Project at a Glance
Title: Demonstration of particulate matter (PM) sensor in post-DPF environment. Final report
Principal Investigator / Author(s): Honeywell ACS Laboratories
Contract Number: ICAT 07-4
Research Program Area: Emissions Monitoring & Control
Topic Areas: ICAT Grants / Technology, Mobile Sources & Fuels
The use of after-treatment and engine control systems for diesel engines to achieve low emissions has created a need for functional measurement systems to verify correct operational performance during vehicle operation and to provide an unambiguous indication if onboard diagnostic (OBD) levels are exceeded.
The purpose of this program was to reconfigure the Honeywell particulate mass (PM) sensor concept from its previous configuration as a sensor for measuring the particle concentration directly out of the engine, to a mass concentration sensor for operation in the post-diesel particulate filter (DPF) environment of a diesel engineís aftertreatment system. Under the California Air Resources Board (CARB)-sponsored Innovative Clean Air Technologies (ICAT) Grant program, Honeywell tested and demonstrated the operation of the PM sensor in the post-DPF environment and assessed its ability to detect low particle concentrations downstream of the DPF. A key goal of the program was to determine if the particulate matter (PM) sensor could measure particulate matter levels below the OBD threshold of 0.03 g/bhp-hr. Particle and charge measurements in the post-DPF environment were conducted during this program to correlate with the response of the PM sensor.
The PM sensor was found to detect particle mass concentrations at levels below 0.03 g/bhp-hr. The sensor was also shown to withstand the harsh conditions in this environment, such as high temperature.
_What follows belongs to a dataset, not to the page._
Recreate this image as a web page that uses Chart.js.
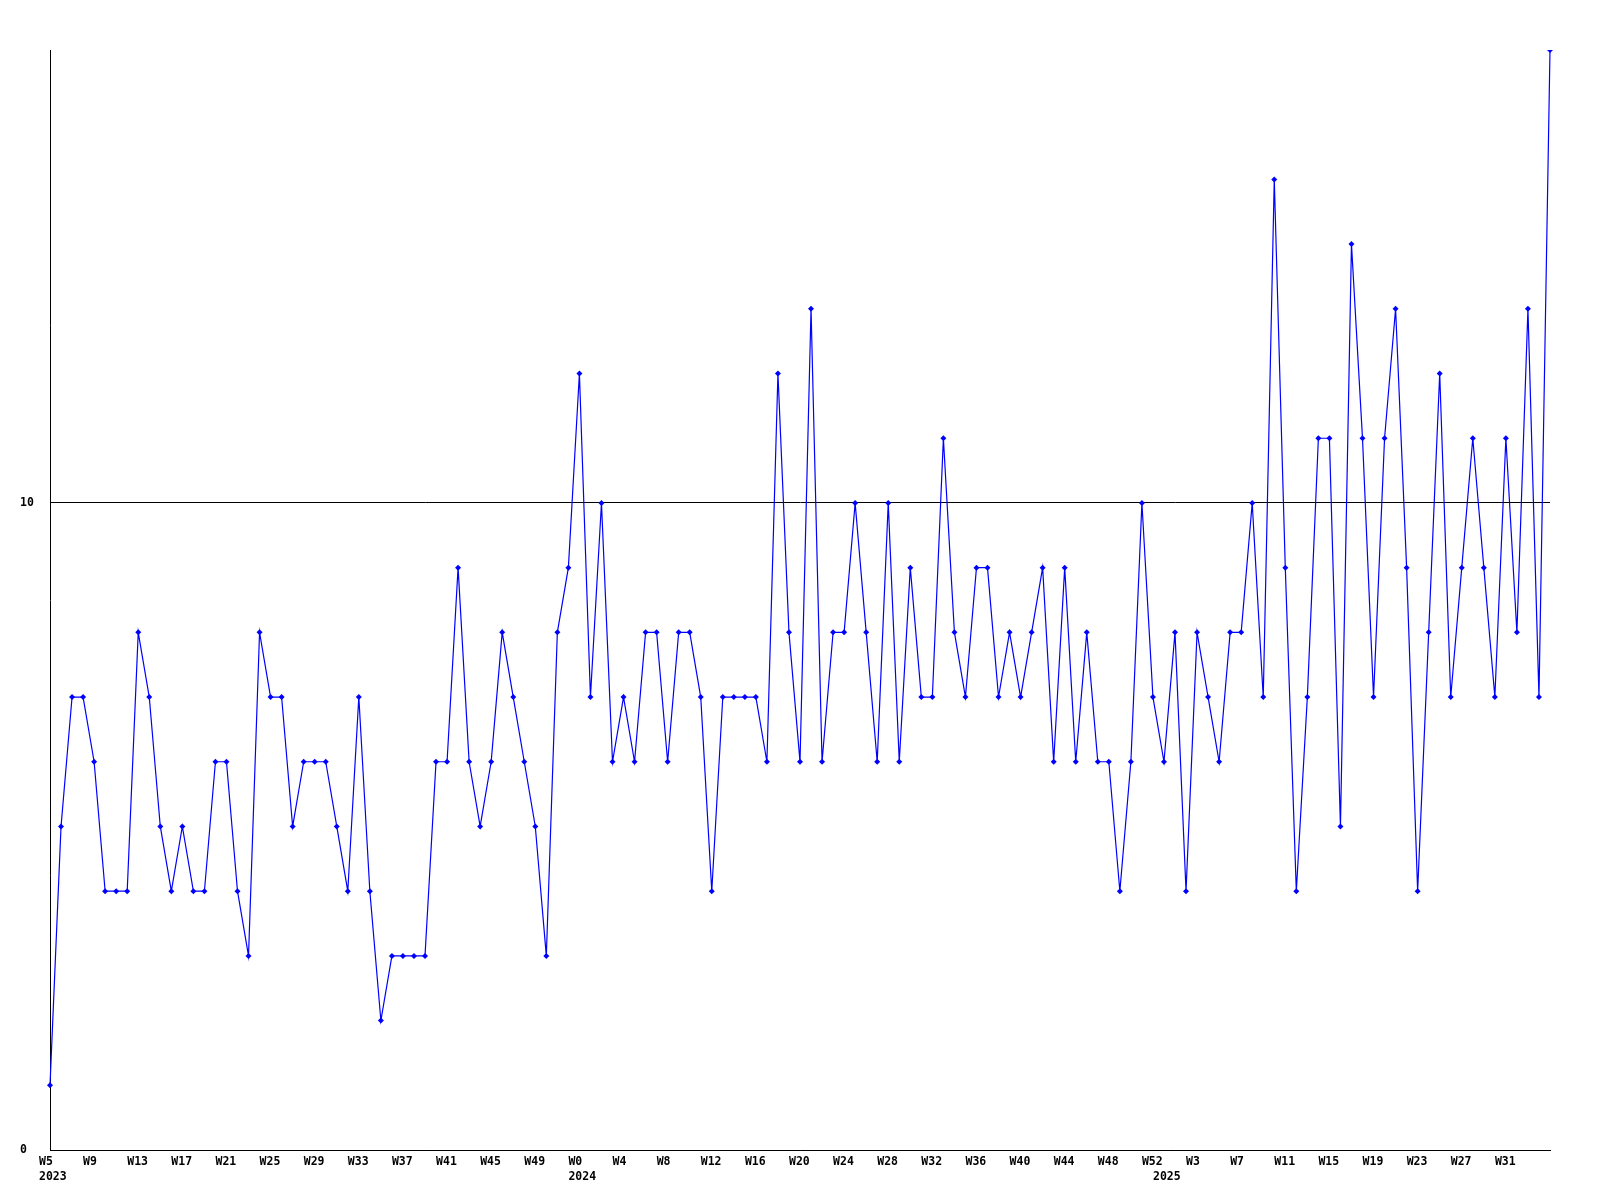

However, intrinsic vibration of the exhaust system during operation of the diesel engine was found to affect the sensor response and limit the signal-to-noise ratio of the sensorís output, thus minimizing the effectiveness of a single sensor directly downstream of the DPF.
Data analysis indicates that modifications to the signal processing algorithm may improve the detection of a DPF failure either if a single PM sensor is used in conjunction with other engine parameters or if a second PM sensor is used to measure the mass concentration upstream of the DPF.